Around seven, I made supper. We talked and had a couple of those beers I found earlier, and then turned in. I had time off until after New Year's Day, but had some things to do around home.
We had batched together for a few days when Melvin came home excited.
"My wife called work, and left a number. Can I use the phone?"
"Yes, and I'll cut out for a night cap or something at the tavern, if you'd like the privacy."
"I can't run you out of your own place, man!"
"It's cool. They're open till two. That'll give you some time. Or, I can go down and see if the Exit's still open I might run into my pal Bernstein there. Haven't seen him in a while, though he lives in the next building."
I did run into Al Bernstein on his way out of the No Exit, but he said he'd go back in for a few minutes. We talked of all the crazy things we always talked about: mostly Al's surreal take on current affairs. Joe finally kicked us out, and we wandered back wondering why, as we lived in buildings next to each other, we never seemed to see one another.
Melvin was off the phone and smiling when I got in. "I guess I'm losing a roommate," I said.
"Yeah, and thanks for everything. I found out that it wasn't as bad I thought with Louise, and that she was real worried when I wasn't home. I'll be going back out south tomorrow, but I told Louise that I wanted to do something nice for you, so I'd come to see you tomorrow while I had the day off. I owe you several meals, so let me take you somewhere."
"Okay, if you really insist. And, sometime, I'd like to meet Louise, and your kids."
Melvin left for work and took his things with him. Christmas Season was waning, and so I was feeling a little blue, anyway. It seemed so empty to come back to the apartment and find myself alone. Fortunately, my Christmas tree was still up, and that took away some of the loneliness. Melvin came that afternoon, and we went to a nice place and talked.
"Been quite a last few days, hasn't it," I said.
"Yeah. Strangest Christmas I've ever had...but maybe the best, too. Louise and I are more or less straightened out; her mother sent her back, by the way."
"Maybe her mother knows a good man when she sees one."

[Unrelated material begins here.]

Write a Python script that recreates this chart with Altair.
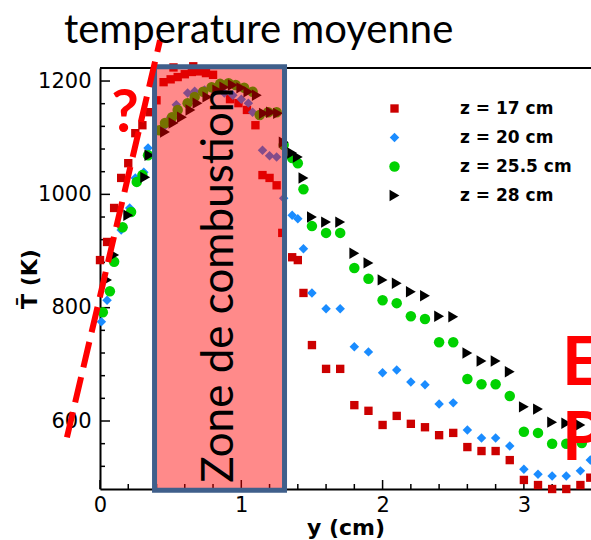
import altair as alt
import pandas as pd

# ---------------- data ----------------
series_names = ["z = 17 cm", "z = 20 cm", "z = 25.5 cm", "z = 28 cm"]
series_colors = ["#cc0000", "#1a8cff", "#00d200", "#000000"]
series_shapes = ["square", "diamond", "circle", "triangle-right"]
series_sizes = [70, 130, 100, 90]

red_y = [0.00, 0.05, 0.10, 0.15, 0.20, 0.25, 0.30, 0.35, 0.40, 0.45, 0.50, 0.52, 0.55, 0.60,
         0.65, 0.66, 0.70, 0.75, 0.80, 0.86, 0.92, 0.98, 1.04, 1.10, 1.15, 1.20, 1.25, 1.29,
         1.36, 1.40, 1.44, 1.50, 1.60, 1.70, 1.80, 1.90, 2.00, 2.10, 2.20, 2.30, 2.40, 2.50,
         2.60, 2.70, 2.80, 2.90, 3.00, 3.10, 3.20, 3.30, 3.40, 3.47]
red_T = [884, 916, 976, 1029, 1055, 1108, 1122, 1145, 1166, 1198, 1203, 1224, 1207, 1212,
         1216, 1226, 1217, 1214, 1211, 1193, 1168, 1161, 1149, 1122, 1034, 1029, 1016, 932,
         889, 884, 826, 734, 692, 692, 628, 618, 593, 609, 595, 589, 575, 579,
         554, 547, 547, 531, 496, 487, 480, 480, 487, 500]

blue_y = [0.01, 0.05, 0.10, 0.15, 0.21, 0.25, 0.31, 0.34, 0.45, 0.50, 0.54, 0.62, 0.67, 0.74,
          0.81, 0.88, 0.94, 1.00, 1.05, 1.08, 1.15, 1.20, 1.25, 1.30, 1.36, 1.40, 1.44, 1.50,
          1.60, 1.70, 1.80, 1.90, 2.00, 2.10, 2.20, 2.30, 2.40, 2.50, 2.60, 2.70, 2.80, 2.90,
          3.00, 3.10, 3.20, 3.30, 3.40, 3.47]
blue_T = [775, 813, 881, 937, 976, 1029, 1039, 1082, 1119, 1136, 1158, 1179, 1182, 1184,
          1182, 1179, 1175, 1168, 1161, 1145, 1078, 1068, 1066, 993, 963, 957, 904, 826,
          798, 798, 731, 722, 685, 690, 669, 664, 630, 632, 584, 570, 570, 556,
          515, 506, 503, 503, 512, 531]

green_y = [0.02, 0.07, 0.10, 0.16, 0.22, 0.26, 0.30, 0.34, 0.42, 0.46, 0.51, 0.55, 0.62, 0.67,
           0.73, 0.79, 0.85, 0.91, 0.96, 1.02, 1.08, 1.13, 1.19, 1.25, 1.30, 1.36, 1.40, 1.44,
           1.50, 1.60, 1.70, 1.80, 1.90, 2.00, 2.10, 2.20, 2.30, 2.40, 2.50, 2.60, 2.70, 2.80,
           2.90, 3.00, 3.10, 3.20, 3.30, 3.41]
green_T = [792, 829, 881, 942, 969, 1022, 1034, 1069, 1113, 1126, 1136, 1149, 1161, 1172,
           1181, 1189, 1195, 1196, 1193, 1188, 1181, 1140, 1145, 1145, 1087, 1064, 1055, 1009,
           944, 932, 932, 870, 851, 813, 808, 785, 780, 739, 739, 674, 665, 665,
           644, 581, 579, 560, 560, 561]

black_y = [0.05, 0.10, 0.20, 0.32, 0.35, 0.46, 0.52, 0.58, 0.64, 0.69, 0.76, 0.83, 0.88, 0.94,
           1.00, 1.05, 1.11, 1.16, 1.21, 1.26, 1.30, 1.36, 1.40, 1.44, 1.50, 1.60, 1.70, 1.80,
           1.90, 2.00, 2.10, 2.20, 2.30, 2.40, 2.50, 2.60, 2.70, 2.80, 2.90, 3.00, 3.10, 3.20,
           3.30, 3.40]
black_T = [849, 893, 963, 1030, 1069, 1110, 1126, 1136, 1149, 1161, 1172, 1184, 1189, 1193,
           1188, 1181, 1175, 1143, 1145, 1143, 1092, 1073, 1066, 1029, 960, 951, 951, 896,
           879, 849, 843, 828, 821, 785, 784, 720, 706, 706, 687, 625, 621, 598,
           596, 593]

# annotations (data coordinates)
zone_y = [0.386, 1.306]
zone_T = [478, 1225]
zone_label = "Zone de combustion"
dash_y = [-0.234, 0.425]
dash_T = [571, 1272]
title_text = "temperature moyenne"

x_major = [0, 1, 2, 3]
x_minor = [0.2, 0.4, 0.6, 0.8, 1.2, 1.4, 1.6, 1.8, 2.2, 2.4, 2.6, 2.8, 3.2, 3.4]
y_major = [600, 800, 1000, 1200]
y_minor = [520, 560, 640, 680, 720, 760, 840, 880, 920, 960, 1040, 1080, 1120, 1160]

X_DOMAIN = [0, 3.475]
T_DOMAIN = [480, 1223]

# ---------------- build ----------------
W, H = 491, 421

rows = []
for name, xs_, ts_ in zip(series_names,
                          [red_y, blue_y, green_y, black_y],
                          [red_T, blue_T, green_T, black_T]):
    for a, b in zip(xs_, ts_):
        rows.append({"x": a, "t": b, "serie": name})
df = pd.DataFrame(rows)
df["order"] = df["serie"].map({n: i for i, n in enumerate(series_names)})

xs = alt.Scale(domain=X_DOMAIN, nice=False, zero=False)
ys = alt.Scale(domain=T_DOMAIN, nice=False, zero=False)

LABEL_FONT = "DejaVu Sans"

x_axis = alt.Axis(values=x_major, format="d", title="y (cm)", ticks=False, grid=False,
                  labelFont=LABEL_FONT, labelFontSize=21, labelColor="black",
                  labelPadding=5, labelFlush=False,
                  titleFont=LABEL_FONT, titleFontSize=22, titleFontWeight="bold",
                  titleColor="black", titleY=45, titleBaseline="alphabetic",
                  domainColor="black", domainWidth=2)
y_axis = alt.Axis(values=y_major, format="d", title="T\u0304 (K)", ticks=False, grid=False,
                  labelFont=LABEL_FONT, labelFontSize=21, labelColor="black",
                  labelPadding=9, labelFlush=False,
                  titleFont=LABEL_FONT, titleFontSize=22, titleFontWeight="bold",
                  titleColor="black", titleX=-71, titleY=H / 2, titleBaseline="middle",
                  titleAngle=270, titleAlign="center",
                  domainColor="black", domainWidth=2)


def X(field):
    return alt.X(field, scale=xs, axis=x_axis)


def Y(field):
    return alt.Y(field, scale=ys, axis=y_axis)


points = alt.Chart(df).mark_point(filled=True, opacity=1, clip=False).encode(
    x=X("x:Q"),
    y=Y("t:Q"),
    color=alt.Color("serie:N", scale=alt.Scale(domain=series_names, range=series_colors),
                    sort=series_names,
                    legend=alt.Legend(orient="none", legendX=286, legendY=32, title=None,
                                      labelFont=LABEL_FONT, labelFontWeight="bold",
                                      labelFontSize=17, labelColor="black", labelOffset=57,
                                      rowPadding=11, padding=0, symbolStrokeWidth=0)),
    shape=alt.Shape("serie:N", scale=alt.Scale(domain=series_names, range=series_shapes),
                    sort=series_names),
    size=alt.Size("serie:N", scale=alt.Scale(domain=series_names, range=series_sizes),
                  sort=series_names),
    order=alt.Order("order:Q"),
)


def tick_layer(vals, axis, length):
    d = pd.DataFrame({"v": vals})
    base = alt.Chart(d).mark_rule(color="black", strokeWidth=1.5)
    if axis == "x":
        return base.encode(x=X("v:Q"), y=alt.value(H), y2=alt.value(H - length))
    return base.encode(y=Y("v:Q"), x=alt.value(0), x2=alt.value(length))


ticks = [tick_layer(x_major, "x", 9), tick_layer(x_minor, "x", 5),
         tick_layer(y_major, "y", 10), tick_layer(y_minor, "y", 5)]

top_line = alt.Chart(pd.DataFrame({"a": [0]})).mark_rule(color="black", strokeWidth=2).encode(
    x=alt.value(0), x2=alt.value(W), y=alt.value(0))

zone_df = pd.DataFrame({"x": [zone_y[0]], "x2": [zone_y[1]], "t": [zone_T[0]], "t2": [zone_T[1]]})
zone = alt.Chart(zone_df).mark_rect(fill="#ff0000", fillOpacity=0.46, stroke="#3f5f8b",
                                    strokeWidth=5, strokeOpacity=1, clip=False).encode(
    x=X("x:Q"), x2="x2:Q", y=Y("t:Q"), y2="t2:Q")

zone_text = alt.Chart(pd.DataFrame({"x": [0.94], "t": [491], "s": [zone_label]})).mark_text(
    angle=270, align="left", baseline="alphabetic", font="Lato", fontSize=44, color="black",
    clip=False).encode(x=X("x:Q"), y=Y("t:Q"), text="s:N")

dash = alt.Chart(pd.DataFrame({"x": dash_y, "t": dash_T})).mark_line(
    color="#ff0000", strokeWidth=6, strokeDash=[26, 10], clip=False).encode(
    x=X("x:Q"), y=Y("t:Q"))

qmark = alt.Chart(pd.DataFrame({"x": [0.177], "t": [1110], "s": ["?"]})).mark_text(
    align="center", baseline="alphabetic", font="Lato", fontWeight="bold", fontSize=60,
    color="#ff0000", clip=False).encode(x=X("x:Q"), y=Y("t:Q"), text="s:N")

big_letters = alt.Chart(pd.DataFrame({"x": [3.27, 3.27], "t": [663, 531], "s": ["E", "P"]})).mark_text(
    align="left", baseline="alphabetic", font="Lato", fontWeight="bold", fontSize=67,
    color="#ff0000", clip=False).encode(x=X("x:Q"), y=Y("t:Q"), text="s:N")

title = alt.Chart(pd.DataFrame({"x": [-0.255], "t": [1268], "s": [title_text]})).mark_text(
    align="left", baseline="alphabetic", font="Lato", fontSize=40, color="black",
    clip=False).encode(x=X("x:Q"), y=Y("t:Q"), text="s:N")

chart = alt.layer(*ticks, top_line, points, zone, zone_text, dash, qmark, big_letters, title).properties(
    width=W, height=H,
    autosize=alt.AutoSizeParams(type="none"),
    padding={"left": 100, "top": 68, "right": 0, "bottom": 51},
).configure_view(stroke=None).configure(background="white")

chart.save("out.html", embed_options={"renderer": "svg", "actions": False})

"Maybe so," Melvin chuckled.
January was cold, bright, and forlorn as ever. The glow in the Bleak Midwinter nights faded with the removal of lights, decorations, Christmas trees, and ornaments. January was long-- as it always was-and by the third week or so, Christmas Eve and all that happened seemed a long way off. Melvin started working on the Ravenswood, and so I didn't see him quite so often as I had. Sometimes, we'd wave through the windows of our passing trains. When we got the chance to talk, though, there would always be at least a mention of that wonderful Christmas Eve.